The Economist mentions the tradition of bookishness that has enabled Brahmins to do well in exams. This is not an accident: it’s a tradition that emerges from thousands of years of sitting comfortably at the top of the caste hierarchy in India, dominating the realms of scholarship and education.
This inevitably means that Brahmins can grab a disproportionately high share of educational (not to mention professional and cultural) opportunities available in India and justify it on the basis of this murky merit. Despite affirmative action policies, this continues to be the case in India – at a high cost to the marginalised castes who have had less than a century of affirmative action to compensate for generations of injustice.
I attended Columbia Law School and then went on to work in corporate law in multiple countries. In 2004, I was invited to become one of the founders of Gujarat National Law University, Gandhinagar. We were a team of six who worked on this project – the Solicitor General of India, the law minister of the State of Gujarat, the law secretary of the State of Gujarat, the director of the university, the registrar of the university and I. Except me, all the team members were Brahmins.
I was one of the lucky ones. Study after study after study shows that even with affirmative action, Scheduled Caste and Scheduled Tribe students are not able to access educational opportunities.
In 2019, Mint reported that “across most key fields of study, however, Dalit (SC) enrolment in 2018-19 fell short of the mandated quota of 15%, as did scheduled tribe (ST) enrolment (mandated quota of 7.5%). In many large states, including Uttar Pradesh, Bihar, Tamil Nadu and Kerala, fewer than 20% of students enrolled in higher education in 2018-19 were Scheduled Caste or Scheduled Tribe”.

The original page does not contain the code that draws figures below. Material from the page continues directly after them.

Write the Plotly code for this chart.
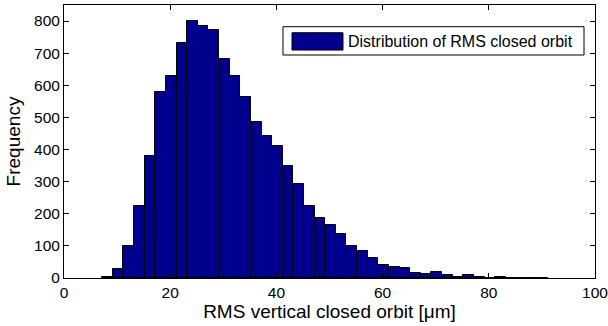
import plotly.graph_objects as go

# Histogram bin centres (µm) and counts
bin_centers = [8.2 + 2 * k for k in range(42)]
counts = [3, 27, 100, 225, 381, 578, 630, 731, 800, 785, 773, 682, 628, 565,
          486, 443, 411, 349, 293, 223, 188, 165, 136, 100, 83, 62, 41, 34,
          30, 15, 13, 18, 8, 4, 8, 2, 0, 2, 0, 1, 1, 1]
x_ticks = [0, 20, 40, 60, 80, 100]
y_ticks = [0, 100, 200, 300, 400, 500, 600, 700, 800]
legend_label = "Distribution of RMS closed orbit"

FONT = "Liberation Sans, Arial, sans-serif"
NAVY = "#00008F"

fig = go.Figure()
fig.add_trace(go.Bar(
    x=bin_centers, y=counts, width=2,
    marker=dict(color=NAVY, line=dict(color="black", width=1)),
    showlegend=False,
))

axis_common = dict(
    showline=True, linecolor="black", linewidth=1, mirror="ticks",
    ticks="inside", ticklen=5, tickcolor="black", showgrid=False,
    zeroline=False, tickfont=dict(family=FONT, size=15.5, color="black"),
    ticklabeloverflow="allow", automargin=False,
)

fig.update_layout(
    width=608, height=326,
    margin=dict(l=64, r=13, t=5, b=48),
    paper_bgcolor="white", plot_bgcolor="white",
    bargap=0,
    font=dict(family=FONT, color="black"),
    xaxis=dict(range=[0, 100], tickvals=x_ticks,
               title=dict(text="RMS vertical closed orbit [μm]",
                          font=dict(family=FONT, size=19), standoff=2),
               **axis_common),
    yaxis=dict(range=[0, 850], tickvals=y_ticks,
               title=dict(text="Frequency", font=dict(family=FONT, size=19),
                          standoff=8),
               **axis_common),
    shapes=[
        dict(type="rect", xref="paper", yref="paper",
             x0=0.4124, x1=0.9793, y0=0.8168, y1=0.9205,
             line=dict(color="black", width=1), fillcolor="white"),
        dict(type="rect", xref="paper", yref="paper",
             x0=0.4294, x1=0.5254, y0=0.835, y1=0.8985,
             line=dict(color="black", width=1), fillcolor=NAVY),
    ],
    annotations=[
        dict(text=legend_label, xref="paper", yref="paper",
             x=0.531, y=0.868, xanchor="left", yanchor="middle",
             showarrow=False, font=dict(family=FONT, size=16, color="black")),
    ],
)

fig.write_html("out.html")
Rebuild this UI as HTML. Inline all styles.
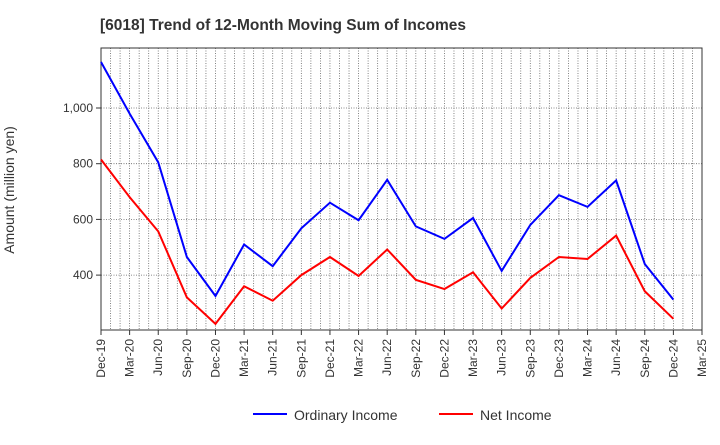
<!DOCTYPE html>
<html><head><meta charset="utf-8"><style>
body{margin:0;background:#fff;font-family:"Liberation Sans",sans-serif;}
</style></head><body>
<svg id="c" width="720" height="440" xmlns="http://www.w3.org/2000/svg">
<text x="100" y="30" font-size="15.5" font-weight="bold" fill="#333">[6018]  Trend of 12-Month Moving Sum of Incomes</text>
<text transform="translate(14,190) rotate(-90)" text-anchor="middle" font-size="14" fill="#333">Amount (million yen)</text>
<g id="grid"></g><g id="axes"></g><g id="series"></g>
<g>
<line x1="253" y1="414" x2="287" y2="414" stroke="#0000ff" stroke-width="2"/>
<text x="294" y="420" font-size="14" fill="#333">Ordinary Income</text>
<line x1="439" y1="414" x2="473" y2="414" stroke="#ff0000" stroke-width="2"/>
<text x="480" y="420" font-size="14" fill="#333">Net Income</text>
</g>
</svg>
<script>
const categories=["Dec-19","Mar-20","Jun-20","Sep-20","Dec-20","Mar-21","Jun-21","Sep-21","Dec-21","Mar-22","Jun-22","Sep-22","Dec-22","Mar-23","Jun-23","Sep-23","Dec-23","Mar-24","Jun-24","Sep-24","Dec-24","Mar-25"];
const ordinaryIncome=[1165,980,805,465,325,510,432,568,660,597,742,575,530,605,415,580,687,645,740,440,312];
const netIncome=[815,680,557,320,225,360,308,400,465,397,492,383,350,410,280,390,465,458,542,342,243];
const yTicks=[400,600,800,1000];
const yTickLabels=["400","600","800","1,000"];
const L=101,R=702,T=48,B=330;
const ns="http://www.w3.org/2000/svg";
const xS=i=>L+(R-L)*i/(categories.length-1);
const yS=v=>108-(v-1000)*55.7/200;
function mk(p,t,a){const e=document.createElementNS(ns,t);for(const k in a)e.setAttribute(k,a[k]);p.appendChild(e);return e;}
const g=document.getElementById('grid'),ax=document.getElementById('axes'),s=document.getElementById('series');
const months=(categories.length-1)*3;
for(let m=1;m<months;m++){const x=L+(R-L)*m/months;
const l=mk(g,'line',{x1:x,x2:x,y1:T,y2:B,stroke:'#666','stroke-width':0.8,'stroke-dasharray':'1,1.5'});
}
yTicks.forEach((v,i)=>{const y=yS(v);
const l=mk(g,'line',{x1:L,x2:R,y1:y,y2:y,stroke:'#666','stroke-width':0.8,'stroke-dasharray':'1,1.5'});

mk(ax,'line',{x1:L-5,x2:L,y1:y,y2:y,stroke:'#333'});
const t=mk(ax,'text',{x:L-8,y:y+4,'text-anchor':'end','font-size':12,fill:'#333'});t.textContent=yTickLabels[i];
});
const fr=mk(ax,'rect',{x:L,y:T,width:R-L,height:B-T,fill:'none',stroke:'#333','stroke-width':1});

categories.forEach((c,i)=>{const x=xS(i);
mk(ax,'line',{x1:x,x2:x,y1:B,y2:B+5,stroke:'#333'});
const t=mk(ax,'text',{transform:`translate(${x+4},${B+9}) rotate(-90)`,'text-anchor':'end','font-size':12,fill:'#333'});t.textContent=c;
});
function line(d,col,name){const p=mk(s,'polyline',{points:d.map((v,i)=>xS(i)+','+yS(v)).join(' '),fill:'none',stroke:col,'stroke-width':2});
}
line(ordinaryIncome,'#0000ff','ordinary-income-line');
line(netIncome,'#ff0000','net-income-line');
</script>
</body></html>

The activist group Ambedkar Periyar Phule Study Circle (APPSC) filed a petition requesting information from the Indian Institute of Technology, one of India’s premier engineering colleges and found that between 2015 and 2019, out of 26 departments, 11 of them did not admit a single Scheduled Tribe student. These departments include Aerospace Engineering, Mechanical Engineering, Climate Studies, Mathematics, etc. This was reported in the New Indian Express on December 8, 2020, which also noted that “out of the 8,827 SC students who applied, only 216 were admitted in the last five years. Three departments admitted only one SC student and two did not admit any SC students. And out of 1,522 ST students who applied, only 47 were admitted in the last five years.”
A similar story was repeated in the RTI data obtained by Egalitarians for PhD admissions at IIT, Delhi during 2018 to 2021. According to this data, the admissions given to students belonging to SC, ST and OBC categories were much lower than guaranteed to them by the affirmative action policies.
Numbers like this tell us a very different story from the myth of Brahmins victimised by affirmative action. This kind of hard data, often obtained through bureaucratically painful requests for information, tell us a frightening story about who gets to study by default and who gets to study only because of affirmative action and who does not get to study, even despite affirmative action.
This is also a story of who gets to build India, who gets to make its laws, who gets to shape policy – as well as who gets to tell their stories in the international arena. In other words, the reason that Brahmins lead many Western firms precisely because of the same reason why they lead many Indian firms. They are better positioned to take advantage of opportunity – whether in India or abroad.
And without the affirmative action that brought me to law school, you would not have read this story.
Rajesh Chavda is a corporate lawyer in the UK. He has studied in Columbia Law School, New York, and the National Law School of India University, Bengaluru.